Cancers de la peau: Faut-il interdire les cabines UV?
SANTE•C'est la solution prônée par les docteurs Jean Civatte et Jacques Bazex, de l'Académie nationale de médecine dans le dernier Bulletin épidémiologique hebdomadaire. Mais pour les professionnels du bronzage en cabine, ce n'est pas la bonne réponse...Bérénice Dubuc
Les cabines à U.V. doivent-elles être interdites pour enrayer l’augmentation du nombre de cancers de la peau en France? C’est ce que prônent les docteurs Jean Civatte et Jacques Bazex, de l'Académie nationale de médecine, dans l’éditorial du dernier numéro du Bulletin épidémiologique hebdomadaire (BEH). Constatant «l’échec» de toutes les campagnes d’information et de prévention sur le sujet, les Dr Civatte et Bazex rappellent que «les rayons ultraviolets artificiels, particulièrement ceux qui sont émis en cabine de bronzage, sont classés dans la catégorie la plus élevée parmi les agents cancérogènes».
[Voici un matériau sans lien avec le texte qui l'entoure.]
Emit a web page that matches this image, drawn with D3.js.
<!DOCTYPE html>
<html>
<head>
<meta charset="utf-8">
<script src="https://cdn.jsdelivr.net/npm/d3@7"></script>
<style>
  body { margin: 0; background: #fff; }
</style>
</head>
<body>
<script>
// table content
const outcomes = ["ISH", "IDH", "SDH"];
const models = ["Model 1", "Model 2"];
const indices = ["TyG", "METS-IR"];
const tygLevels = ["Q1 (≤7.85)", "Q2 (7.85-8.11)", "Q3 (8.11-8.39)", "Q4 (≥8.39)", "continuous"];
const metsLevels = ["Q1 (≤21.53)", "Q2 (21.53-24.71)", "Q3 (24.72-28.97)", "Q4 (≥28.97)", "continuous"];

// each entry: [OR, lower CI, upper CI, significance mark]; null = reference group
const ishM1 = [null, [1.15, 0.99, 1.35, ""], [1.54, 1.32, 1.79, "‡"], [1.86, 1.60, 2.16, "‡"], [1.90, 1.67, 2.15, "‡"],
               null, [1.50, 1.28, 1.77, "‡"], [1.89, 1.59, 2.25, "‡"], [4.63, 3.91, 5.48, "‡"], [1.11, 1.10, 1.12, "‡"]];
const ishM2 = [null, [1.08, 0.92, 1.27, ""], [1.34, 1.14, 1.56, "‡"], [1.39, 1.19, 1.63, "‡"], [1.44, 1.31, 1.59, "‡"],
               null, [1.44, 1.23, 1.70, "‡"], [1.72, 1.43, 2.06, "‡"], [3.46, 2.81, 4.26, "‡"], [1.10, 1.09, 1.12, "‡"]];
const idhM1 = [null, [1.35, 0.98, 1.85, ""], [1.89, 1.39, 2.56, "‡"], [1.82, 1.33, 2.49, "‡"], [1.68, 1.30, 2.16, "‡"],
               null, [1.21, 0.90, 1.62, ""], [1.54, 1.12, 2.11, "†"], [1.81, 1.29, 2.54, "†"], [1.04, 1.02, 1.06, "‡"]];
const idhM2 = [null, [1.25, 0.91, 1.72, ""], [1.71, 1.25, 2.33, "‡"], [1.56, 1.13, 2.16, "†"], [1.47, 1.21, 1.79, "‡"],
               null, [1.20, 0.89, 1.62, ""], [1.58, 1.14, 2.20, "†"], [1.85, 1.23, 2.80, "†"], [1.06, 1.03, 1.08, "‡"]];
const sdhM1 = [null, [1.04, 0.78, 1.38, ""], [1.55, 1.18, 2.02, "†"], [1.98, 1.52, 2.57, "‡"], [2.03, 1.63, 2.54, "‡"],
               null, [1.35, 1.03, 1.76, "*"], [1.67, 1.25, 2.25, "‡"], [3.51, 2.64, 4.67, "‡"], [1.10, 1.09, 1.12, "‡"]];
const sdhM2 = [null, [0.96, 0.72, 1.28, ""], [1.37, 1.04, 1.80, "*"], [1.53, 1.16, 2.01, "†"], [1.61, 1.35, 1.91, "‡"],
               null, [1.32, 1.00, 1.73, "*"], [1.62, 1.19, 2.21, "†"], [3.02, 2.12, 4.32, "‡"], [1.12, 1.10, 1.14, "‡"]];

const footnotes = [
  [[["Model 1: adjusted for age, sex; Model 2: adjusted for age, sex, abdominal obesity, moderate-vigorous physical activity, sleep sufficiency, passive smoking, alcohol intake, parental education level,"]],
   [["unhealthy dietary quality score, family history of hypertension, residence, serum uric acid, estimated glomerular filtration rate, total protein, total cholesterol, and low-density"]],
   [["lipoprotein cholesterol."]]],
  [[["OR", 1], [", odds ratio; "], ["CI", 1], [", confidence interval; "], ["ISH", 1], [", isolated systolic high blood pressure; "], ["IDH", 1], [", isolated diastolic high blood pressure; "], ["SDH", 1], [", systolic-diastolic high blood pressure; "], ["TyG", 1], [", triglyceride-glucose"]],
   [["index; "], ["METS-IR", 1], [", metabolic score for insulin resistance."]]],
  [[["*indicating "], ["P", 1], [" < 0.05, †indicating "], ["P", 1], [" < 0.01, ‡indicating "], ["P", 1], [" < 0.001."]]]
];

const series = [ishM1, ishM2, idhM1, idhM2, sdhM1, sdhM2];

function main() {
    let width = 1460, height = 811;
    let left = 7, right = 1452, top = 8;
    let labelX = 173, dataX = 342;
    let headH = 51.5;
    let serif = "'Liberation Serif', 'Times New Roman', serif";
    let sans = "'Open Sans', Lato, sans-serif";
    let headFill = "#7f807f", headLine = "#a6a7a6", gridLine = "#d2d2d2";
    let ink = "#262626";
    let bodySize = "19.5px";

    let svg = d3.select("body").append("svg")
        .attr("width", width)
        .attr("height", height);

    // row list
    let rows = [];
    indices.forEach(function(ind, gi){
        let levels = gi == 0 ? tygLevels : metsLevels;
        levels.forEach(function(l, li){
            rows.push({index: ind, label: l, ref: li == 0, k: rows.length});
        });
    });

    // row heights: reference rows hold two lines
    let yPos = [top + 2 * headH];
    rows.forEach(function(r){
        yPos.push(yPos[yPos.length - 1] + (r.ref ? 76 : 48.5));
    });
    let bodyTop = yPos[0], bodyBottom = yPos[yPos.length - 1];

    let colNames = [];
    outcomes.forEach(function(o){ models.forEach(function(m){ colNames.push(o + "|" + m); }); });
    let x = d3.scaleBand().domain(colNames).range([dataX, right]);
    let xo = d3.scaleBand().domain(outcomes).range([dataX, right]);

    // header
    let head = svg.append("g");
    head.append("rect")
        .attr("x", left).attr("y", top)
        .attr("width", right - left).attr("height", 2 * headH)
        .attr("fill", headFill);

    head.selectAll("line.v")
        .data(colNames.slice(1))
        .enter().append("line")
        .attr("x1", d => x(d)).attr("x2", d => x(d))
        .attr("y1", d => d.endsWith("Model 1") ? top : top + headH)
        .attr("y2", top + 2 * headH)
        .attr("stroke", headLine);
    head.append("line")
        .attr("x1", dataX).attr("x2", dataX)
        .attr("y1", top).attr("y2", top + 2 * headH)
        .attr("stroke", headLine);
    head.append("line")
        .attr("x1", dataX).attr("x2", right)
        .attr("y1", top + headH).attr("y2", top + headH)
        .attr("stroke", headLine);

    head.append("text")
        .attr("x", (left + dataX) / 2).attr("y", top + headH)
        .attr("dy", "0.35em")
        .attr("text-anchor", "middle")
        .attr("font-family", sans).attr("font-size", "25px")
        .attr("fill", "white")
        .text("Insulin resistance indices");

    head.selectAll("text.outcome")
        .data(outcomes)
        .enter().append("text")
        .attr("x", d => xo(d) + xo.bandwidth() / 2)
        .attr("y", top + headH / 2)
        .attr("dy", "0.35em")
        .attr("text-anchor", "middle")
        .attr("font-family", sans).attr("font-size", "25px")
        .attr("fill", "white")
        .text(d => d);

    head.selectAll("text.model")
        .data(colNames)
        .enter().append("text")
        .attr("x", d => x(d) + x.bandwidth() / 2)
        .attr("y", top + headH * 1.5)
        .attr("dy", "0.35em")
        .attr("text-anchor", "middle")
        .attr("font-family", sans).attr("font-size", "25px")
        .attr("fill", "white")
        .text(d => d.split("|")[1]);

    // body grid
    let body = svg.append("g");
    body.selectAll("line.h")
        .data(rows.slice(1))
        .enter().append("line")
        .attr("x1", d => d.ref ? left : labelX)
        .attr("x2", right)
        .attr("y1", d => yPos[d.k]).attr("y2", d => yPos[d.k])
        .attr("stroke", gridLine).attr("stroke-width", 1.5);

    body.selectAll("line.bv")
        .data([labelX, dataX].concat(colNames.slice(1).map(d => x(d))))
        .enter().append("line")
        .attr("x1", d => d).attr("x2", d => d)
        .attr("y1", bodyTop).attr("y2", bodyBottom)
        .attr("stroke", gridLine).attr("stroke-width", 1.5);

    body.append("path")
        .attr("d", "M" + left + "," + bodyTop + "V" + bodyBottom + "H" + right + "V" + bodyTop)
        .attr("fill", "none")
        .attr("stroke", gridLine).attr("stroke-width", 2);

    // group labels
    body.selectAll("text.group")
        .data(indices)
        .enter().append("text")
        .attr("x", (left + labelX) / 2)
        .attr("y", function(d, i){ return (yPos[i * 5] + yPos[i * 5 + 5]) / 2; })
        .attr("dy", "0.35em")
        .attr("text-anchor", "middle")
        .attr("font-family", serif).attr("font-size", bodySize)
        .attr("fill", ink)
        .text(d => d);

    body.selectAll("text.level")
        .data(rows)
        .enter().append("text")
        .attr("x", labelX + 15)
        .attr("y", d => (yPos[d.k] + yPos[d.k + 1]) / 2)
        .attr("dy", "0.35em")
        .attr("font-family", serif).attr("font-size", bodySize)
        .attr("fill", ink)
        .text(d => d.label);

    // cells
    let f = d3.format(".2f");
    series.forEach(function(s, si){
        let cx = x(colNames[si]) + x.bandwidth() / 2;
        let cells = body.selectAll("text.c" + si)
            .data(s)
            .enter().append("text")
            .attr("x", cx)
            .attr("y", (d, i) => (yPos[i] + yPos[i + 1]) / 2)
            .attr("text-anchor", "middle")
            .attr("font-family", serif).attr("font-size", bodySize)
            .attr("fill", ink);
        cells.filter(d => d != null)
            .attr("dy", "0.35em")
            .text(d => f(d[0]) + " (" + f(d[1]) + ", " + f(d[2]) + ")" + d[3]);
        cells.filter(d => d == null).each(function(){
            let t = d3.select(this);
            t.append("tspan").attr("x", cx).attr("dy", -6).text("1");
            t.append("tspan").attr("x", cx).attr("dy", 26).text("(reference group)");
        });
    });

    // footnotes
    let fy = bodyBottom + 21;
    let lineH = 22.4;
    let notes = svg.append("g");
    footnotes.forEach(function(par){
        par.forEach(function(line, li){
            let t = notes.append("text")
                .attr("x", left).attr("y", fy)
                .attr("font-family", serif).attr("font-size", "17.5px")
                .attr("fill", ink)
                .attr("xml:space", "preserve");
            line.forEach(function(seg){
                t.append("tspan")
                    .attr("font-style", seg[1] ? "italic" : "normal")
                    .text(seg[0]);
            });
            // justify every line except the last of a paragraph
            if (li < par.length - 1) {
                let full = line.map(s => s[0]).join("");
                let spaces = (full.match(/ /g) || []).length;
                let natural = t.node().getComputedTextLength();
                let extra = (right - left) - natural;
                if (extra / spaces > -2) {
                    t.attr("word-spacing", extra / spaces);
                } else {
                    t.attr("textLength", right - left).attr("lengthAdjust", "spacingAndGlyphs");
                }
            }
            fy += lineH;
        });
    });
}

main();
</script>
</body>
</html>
Dans le même BEH, consacré à la thématique du bronzage artificiel, Mathieu Boniol et Pascal Empereur-Bissonnet, de l’Institut de veille sanitaire (INVS), écrivent en effet que près de 5% des mélanomes cutanés diagnostiqués en France (347 cas annuels) sont attribuables à l’utilisation des cabines de bronzage. Ils ajoutent qu’«entre 566 et 2.288 décès peuvent être attendus dans les trente prochaines années si les expositions des Français aux cabines UV ne changent pas», soit un bilan comparable aux décès attribués au Médiator, soulignent-ils.
Une «réglementation peu contraignante»?
Les Dr Civatte et Bazex fustigent ensuite le lobby des professionnels du bronzage, qui orchestre «une promotion commerciale agressive de leur activité (…) sans hésiter à contredire les données scientifiques les plus solides sur la dangerosité des rayons UV artificiels», encadrée par «une réglementation peu contraignante».
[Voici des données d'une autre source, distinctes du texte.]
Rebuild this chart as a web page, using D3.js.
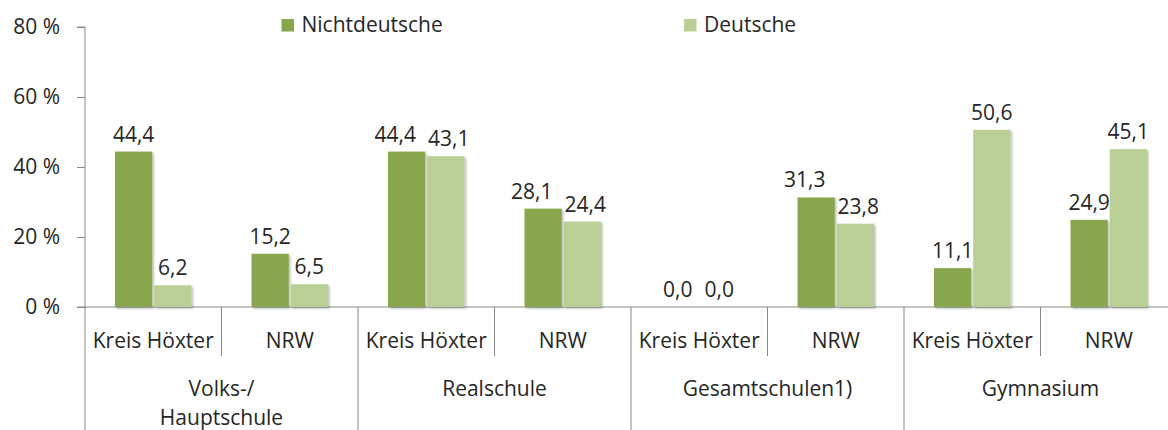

Pour Régine Ferrer, présidente de la Confédération nationale de l'esthétique parfumerie (CNEP), qui englobe le Syndicat national des professionnels du bronzage en cabine (SNPBC), rien de nouveau dans cette publication qui ne fait que «stigmatiser une profession». «Ces chiffres ne sont pas nouveaux, et, plus grave, alors qu’un article du BEH parle de 347 cas diagnostiqués par an, il indique en même temps qu’il ne faut pas prendre les chiffres au pied de la lettre».
«Rôle pédagogique»
Pour elle, ce sont donc «des résultats prétendument scientifiques irrecevables. Ces chiffres ne sont pas avérés, si c’était le cas, nous serions capables de les écouter.» De plus, «dire que la réglementation française est peu contraignante est d’une stupidité sans nom. La France a la réglementation la plus contraignante au monde en la matière (interdiction aux mineurs, déclaration des machines en préfecture, contrôles, formation), et est même prise comme modèle pour la réglementation européenne en cours de construction», s’indigne Régine Ferrer.
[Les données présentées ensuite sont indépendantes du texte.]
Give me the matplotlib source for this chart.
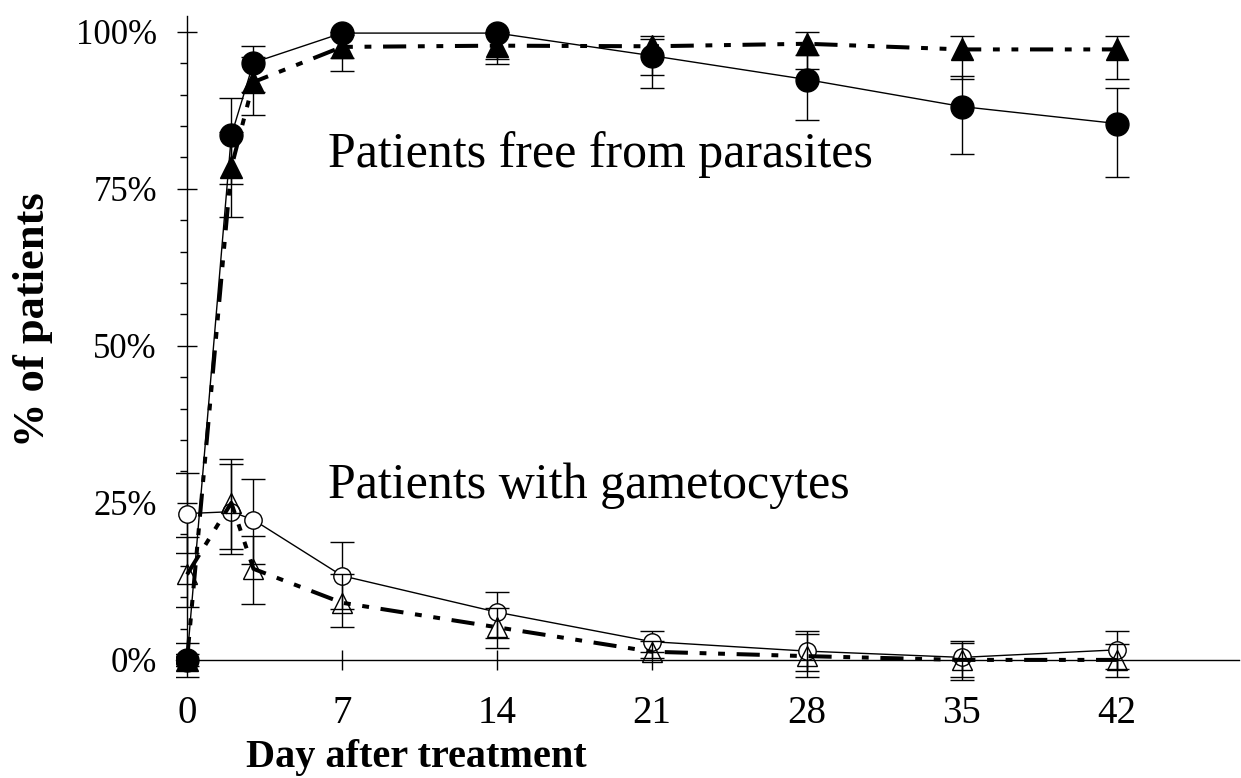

La présidente de la Cnep souligne que les opérateurs de cabines U.V. «respectent la loi» et souhaitent «avoir une démarche coopérative avec les dermatologues plutôt que ce genre de confrontation». Elle rappelle le «rôle pédagogique» des opérateurs, et les propositions que la Cnep souhaite voir mettre en oeuvre pour renforcer la sécurité des consommateurs (renforcement de l’information aux usagers, interdiction des formules illimités…).
«Le bronzage, c’est comme le vin. Si l’on en boit un verre par jour, on est en pleine forme, si l’on en boit trois litres, c’est la cirrhose», indique Régine Ferrer, soulignant qu’«il faut être conscient que le consommateur est libre de son choix, et que personne ne pourra lui faire faire autrement s’il l’a décidé».